The incoherence of his remarks is interesting.  It may be utopian to aim for equal numbers of men and women in all jobs, but I don't think Barres is calling for equal numbers; he's calling for an end to bias that keeps talented and qualified women out of fields they want to enter.  Beyond that, Lawrence goes all mushy and touchy-feely in advocating that "we" (who's "we," by the way? hiring committees?) should "choose more women and more gentle men."  This is a common move by apologists for bias and injustice, by the way.  (Like Barack Obama lauding the work of Gandhi and King in his Nobel Prize address before dismissing it as utopian: "I face the world as it is, and cannot stand idle in the face of threats to the American people.")  It's part of the standard defense of the scientific status quo that knowledge is not advanced by mere technical ability, but by a masculine competitiveness -- what Lawrence called the "rat race" -- that drives (male) scientists to obsessive devotion to their work.  That Nobel Prize isn't going to win itself!

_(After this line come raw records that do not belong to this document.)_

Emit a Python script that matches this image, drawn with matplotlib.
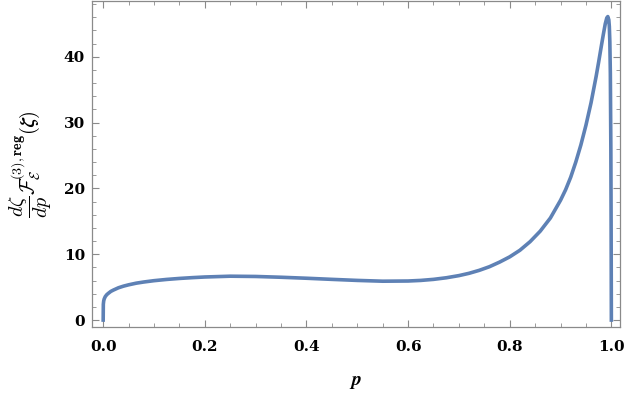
import numpy as np
import matplotlib
matplotlib.use("Agg")
import matplotlib.pyplot as plt
from matplotlib.ticker import MultipleLocator

plt.rcParams["mathtext.fontset"] = "cm"

# curve
p = [0.0, 0.0003, 0.001, 0.002, 0.004, 0.007, 0.01, 0.015, 0.02, 0.03, 0.04,
     0.05, 0.065, 0.08, 0.1, 0.125, 0.15, 0.175, 0.2, 0.25, 0.3, 0.35, 0.4,
     0.45, 0.5, 0.55, 0.6, 0.625, 0.65, 0.675, 0.7, 0.72, 0.74, 0.76, 0.78,
     0.8, 0.82, 0.84, 0.86, 0.88, 0.9, 0.91, 0.92, 0.93, 0.94, 0.95, 0.96,
     0.97, 0.975, 0.98, 0.984, 0.988, 0.991, 0.993, 0.995, 0.996, 0.997,
     0.998, 0.999, 0.9995, 1.0]
f = [0.0, 2.4, 2.9, 3.2, 3.55, 3.85, 4.05, 4.35, 4.55, 4.9, 5.15,
     5.35, 5.6, 5.78, 5.98, 6.17, 6.32, 6.44, 6.54, 6.66, 6.62, 6.5, 6.35,
     6.18, 6.02, 5.9, 5.93, 6.02, 6.18, 6.42, 6.75, 7.1, 7.55, 8.1, 8.8,
     9.6, 10.6, 11.9, 13.5, 15.5, 18.2, 19.8, 21.7, 24.0, 26.6, 29.6, 33.0,
     37.0, 39.2, 41.5, 43.3, 45.0, 45.9, 46.1, 45.6, 44.6, 42.3,
     37.5, 26.0, 15.0, 0.0]

x_ticks = [0.0, 0.2, 0.4, 0.6, 0.8, 1.0]
y_ticks = [0, 10, 20, 30, 40]

fig = plt.figure(figsize=(6.25, 3.94), dpi=100)
ax = fig.add_axes([0.1472, 0.170, 0.8448, 0.828])
ax.plot(p, f, color="#5E81B5", lw=2.6, solid_joinstyle="round")

ax.set_xlim(-0.022, 1.017)
ax.set_ylim(-1.06, 48.5)
ax.set_xticks(x_ticks)
ax.set_yticks(y_ticks)
ax.set_xticklabels([f"{v:.1f}" for v in x_ticks])
ax.set_yticklabels([str(v) for v in y_ticks])
ax.xaxis.set_minor_locator(MultipleLocator(0.05))
ax.yaxis.set_minor_locator(MultipleLocator(2))
for lab in ax.get_xticklabels() + ax.get_yticklabels():
    lab.set_fontfamily("DejaVu Serif")
    lab.set_fontweight("bold")

gray = "#8a8a8a"
for s in ax.spines.values():
    s.set_color(gray)
    s.set_linewidth(0.9)
ax.tick_params(which="both", direction="in", top=True, right=True,
               color=gray, labelsize=11, labelcolor="black")
ax.tick_params(which="major", length=5, width=0.8)
ax.tick_params(which="minor", length=2.8, width=0.6)
ax.tick_params(axis="x", which="major", pad=9)
ax.tick_params(axis="y", which="major", pad=5)

ax.set_xlabel(r"$\boldsymbol{p}$", fontsize=14, labelpad=13)
ax.set_ylabel(r"$\boldsymbol{\dfrac{d\zeta}{dp}\mathcal{F}_{\mathcal{E}}^{(3),\mathbf{reg}}(\zeta)}$",
              fontsize=14.5, labelpad=7)

plt.savefig("out.png", dpi=100)
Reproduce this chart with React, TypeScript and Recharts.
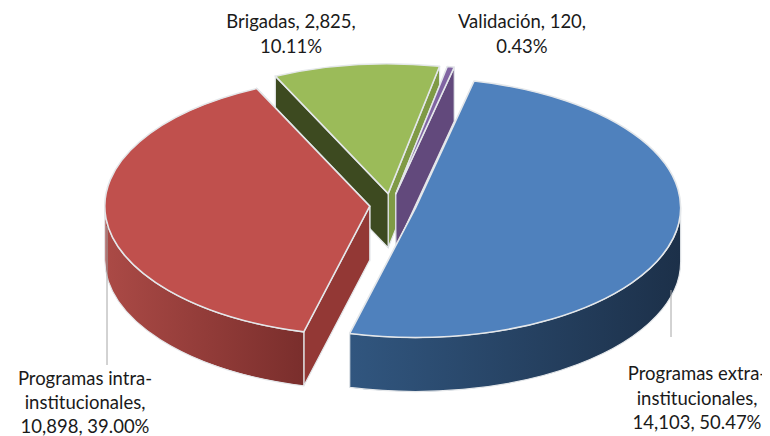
import React from 'react';
import { PieChart, Pie } from 'recharts';

const categories = ['Brigadas', 'Validación', 'Programas extra-institucionales', 'Programas intra-institucionales'];
const seriesValues = [2825, 120, 14103, 10898];
const labelLines = [
  ['Brigadas, 2,825,', '10.11%'],
  ['Validación, 120,', '0.43%'],
  ['Programas extra-', 'institucionales,', '14,103, 50.47%'],
  ['Programas intra-', 'institucionales,', '10,898, 39.00%'],
];

const data = categories.map((name, i) => ({ name, value: seriesValues[i] }));

const tilt = 0.49;
const explode = 0.088;
const depth = 54;
const edge = '#e4e7ea';

// colours per slice: top face, first cut face, second cut face, rim gradient left to right
const faces = [
  { top: '#9bbb59', cutA: '#3d4a20', cutB: '#7f9a45', rim: ['#7f9a45', '#7f9a45'] },
  { top: '#8064a2', cutA: '#62497c', cutB: '#62497c', rim: ['#62497c', '#62497c'] },
  { top: '#4f81bd', cutA: '#2f5480', cutB: '#2f5480', rim: ['#31567f', '#1c3049'] },
  { top: '#c0504d', cutA: '#933835', cutB: '#933835', rim: ['#ab4a46', '#7a2e2c'] },
];

// small sideways correction for the perspective of the original
const nudge = [-2, -2, 0, 0];

const labelSpots = [
  { x: 291, y: 28, step: 25 },
  { x: 522, y: 28, step: 25 },
  { x: 697, y: 380, step: 24.5 },
  { x: 85, y: 385, step: 24 },
];
const leaders = [null, null, { x: 671, y1: 290, y2: 337 }, { x: 107, y1: 226, y2: 365 }];

const rad = (a: number) => (a * Math.PI) / 180;

const Slice3D = (props: any) => {
  const { cx, cy, outerRadius: r, startAngle, endAngle, index } = props;
  const f = faces[index];
  const mid = (startAngle + endAngle) / 2;
  const ox = cx + nudge[index] + explode * r * Math.cos(rad(mid));
  const oy = cy - explode * r * tilt * Math.sin(rad(mid));
  const ry = r * tilt;
  const pt = (a: number) => [ox + r * Math.cos(rad(a)), oy - ry * Math.sin(rad(a))];
  const [x1, y1] = pt(startAngle);
  const [x2, y2] = pt(endAngle);
  const large = Math.abs(startAngle - endAngle) > 180 ? 1 : 0;
  const top = `M${ox},${oy} L${x1},${y1} A${r},${ry} 0 ${large} 1 ${x2},${y2} Z`;
  const cut = (x: number, y: number) =>
    `M${ox},${oy} L${x},${y} L${x},${y + depth} L${ox},${oy + depth} Z`;
  const faceA = <path d={cut(x1, y1)} fill={f.cutA} stroke={edge} strokeWidth={1.2} />;
  const faceB = <path d={cut(x2, y2)} fill={f.cutB} stroke={edge} strokeWidth={1.2} />;

  // only the front part of the rim shows, angles between 0 and -180
  const from = Math.min(startAngle, 0);
  const to = Math.max(endAngle, -180);
  let rim = null;
  if (from > to) {
    const [p1x, p1y] = pt(from);
    const [p2x, p2y] = pt(to);
    rim =
      `M${p1x},${p1y} A${r},${ry} 0 0 1 ${p2x},${p2y} ` +
      `L${p2x},${p2y + depth} A${r},${ry} 0 0 0 ${p1x},${p1y + depth} Z`;
  }
  const gradId = `rim-${index}`;
  return (
    <g>
      <defs>
        <linearGradient id={gradId} x1="0" x2="1" y1="0" y2="0">
          <stop offset="0%" stopColor={f.rim[0]} />
          <stop offset="100%" stopColor={f.rim[1]} />
        </linearGradient>
      </defs>
      {/* the sliver shows its second cut, the others their first */}
      {index === 1 ? faceA : faceB}
      {index === 1 ? faceB : faceA}
      {rim && <path d={rim} fill={`url(#${gradId})`} stroke={edge} strokeWidth={1.2} />}
      <path d={top} fill={f.top} stroke={edge} strokeWidth={1.6} strokeLinejoin="round" />
    </g>
  );
};

const renderLabel = ({ index }: any) => {
  const spot = labelSpots[index];
  const leader = leaders[index];
  return (
    <g key={index}>
      {leader && <line x1={leader.x} x2={leader.x} y1={leader.y1} y2={leader.y2} stroke="#a6a6a6" />}
      <text textAnchor="middle" fontFamily="Lato" fontSize={18.5} fill="#1a1a1a">
        {labelLines[index].map((line, i) => (
          <tspan key={i} x={spot.x} y={spot.y + i * spot.step}>{line}</tspan>
        ))}
      </text>
    </g>
  );
};

export default function App() {
  return (
    <div style={{ marginLeft: -8, marginTop: -8, width: 770, height: 436 }}>
      <PieChart width={770} height={436} margin={{ top: 0, right: 0, bottom: 0, left: 0 }}>
        <Pie
          data={data}
          dataKey="value"
          nameKey="name"
          cx={393}
          cy={205}
          outerRadius={265}
          startAngle={115.2}
          endAngle={-244.8}
          stroke="none"
          shape={Slice3D}
          label={renderLabel}
          labelLine={false}
          isAnimationActive={false}
        />
      </PieChart>
    </div>
  );
}
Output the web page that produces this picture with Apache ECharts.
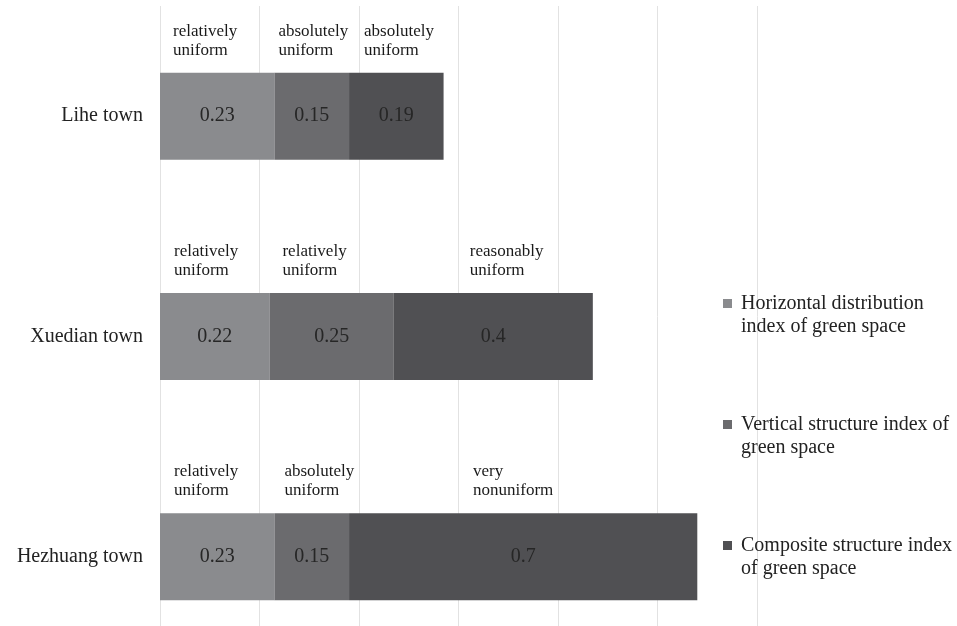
<!DOCTYPE html>
<html>
<head>
<meta charset="utf-8">
<script src="https://cdn.jsdelivr.net/npm/echarts@6/dist/echarts.min.js"></script>
<style>html,body{margin:0;padding:0;background:#fff;}#chart{width:957px;height:626px;}</style>
</head>
<body>
<div id="chart"></div>
<script>
const categories = ['Lihe town', 'Xuedian town', 'Hezhuang town'];
const seriesNames = [
  'Horizontal distribution\nindex of green space',
  'Vertical structure index of\ngreen space',
  'Composite structure index\nof green space'
];
const horizontalValues = [0.23, 0.22, 0.23];
const verticalValues = [0.15, 0.25, 0.15];
const compositeValues = [0.19, 0.4, 0.7];
const horizontalNotes = ['relatively\nuniform', 'relatively\nuniform', 'relatively\nuniform'];
const verticalNotes = ['absolutely\nuniform', 'relatively\nuniform', 'absolutely\nuniform'];
const compositeNotes = ['absolutely\nuniform', 'reasonably\nuniform', 'very\nnonuniform'];
const xTicks = [0, 0.2, 0.4, 0.6, 0.8, 1.0, 1.2];

const FONT = '"Liberation Serif", "Times New Roman", serif';
const colors = ['#8a8b8e', '#6b6b6e', '#505053'];
const valueSets = [horizontalValues, verticalValues, compositeValues];
const noteSets = [horizontalNotes, verticalNotes, compositeNotes];
// layout: horizontal offset of each note from the left edge of its segment (px)
const noteOffsets = [[13, 14, 14], [4, 13, 10], [15, 76, 124]];

const series = [];
valueSets.forEach((vals, i) => {
  series.push({
    name: seriesNames[i],
    type: 'bar',
    stack: 'total',
    barWidth: 87,
    barGap: '-100%',
    itemStyle: { color: colors[i] },
    label: {
      show: true, position: 'inside',
      fontFamily: FONT, fontSize: 20, color: '#262626',
      formatter: p => String(p.value)
    },
    data: vals
  });
});
valueSets.forEach((vals, i) => {
  series.push({
    name: 'note' + i,
    type: 'bar',
    stack: 'notes',
    barWidth: 87,
    barGap: '-100%',
    silent: true,
    z: 1,
    itemStyle: { color: 'transparent' },
    data: vals.map((v, j) => ({
      value: v,
      label: {
        show: true,
        position: [noteOffsets[i][j], -51],
        align: 'left', verticalAlign: 'top',
        fontFamily: FONT, fontSize: 17, lineHeight: 19, color: '#1a1a1a',
        formatter: () => noteSets[i][j]
      }
    }))
  });
});

const chart = echarts.init(document.getElementById('chart'), null, { renderer: 'canvas' });
chart.setOption({
  animation: false,
  backgroundColor: '#ffffff',
  grid: { left: 160, top: 6, width: 597, height: 661, containLabel: false, outerBoundsMode: 'none' },
  xAxis: {
    type: 'value', min: xTicks[0], max: xTicks[xTicks.length - 1], interval: 0.2,
    axisLine: { show: false }, axisTick: { show: false }, axisLabel: { show: false },
    splitLine: { show: true, lineStyle: { color: '#e2e2e2', width: 1 } }
  },
  yAxis: {
    type: 'category', data: categories, inverse: true,
    axisLine: { show: false }, axisTick: { show: false },
    axisLabel: { fontFamily: FONT, fontSize: 20, color: '#222', margin: 17 }
  },
  legend: {
    orient: 'vertical', left: 723, top: 292, padding: 0,
    itemGap: 75, itemWidth: 9, itemHeight: 32,
    icon: 'path://M0,0h9v9h-9zM0,32h9',
    data: seriesNames,
    textStyle: { fontFamily: FONT, fontSize: 20, lineHeight: 23, color: '#222', padding: [0, 0, 0, 4] }
  },
  series: series
});
</script>
</body>
</html>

There's another aspect to this.  A wide range of scientific ability appears among men as well as among women, yet boys are encouraged to study science and girls aren't, even though most of them will not go on to pursue science as a career, let alone do top-ranking work.  There's no need to expect that every girl in a high-school or college science class will be a Marie Curie or a Lise Meitner, any more than every boy who attends summer basketball camp will be a Michael Jordan.  First, you can't tell in advance who will eventually stand out; second, you need a large population of non-specialists to appreciate and support the very best achievers.  Excellence will largely take care of itself; discouraging those who don't show excellence from day one is self-defeating if you want a culture of self-critical scientific rationalists, of both sexes.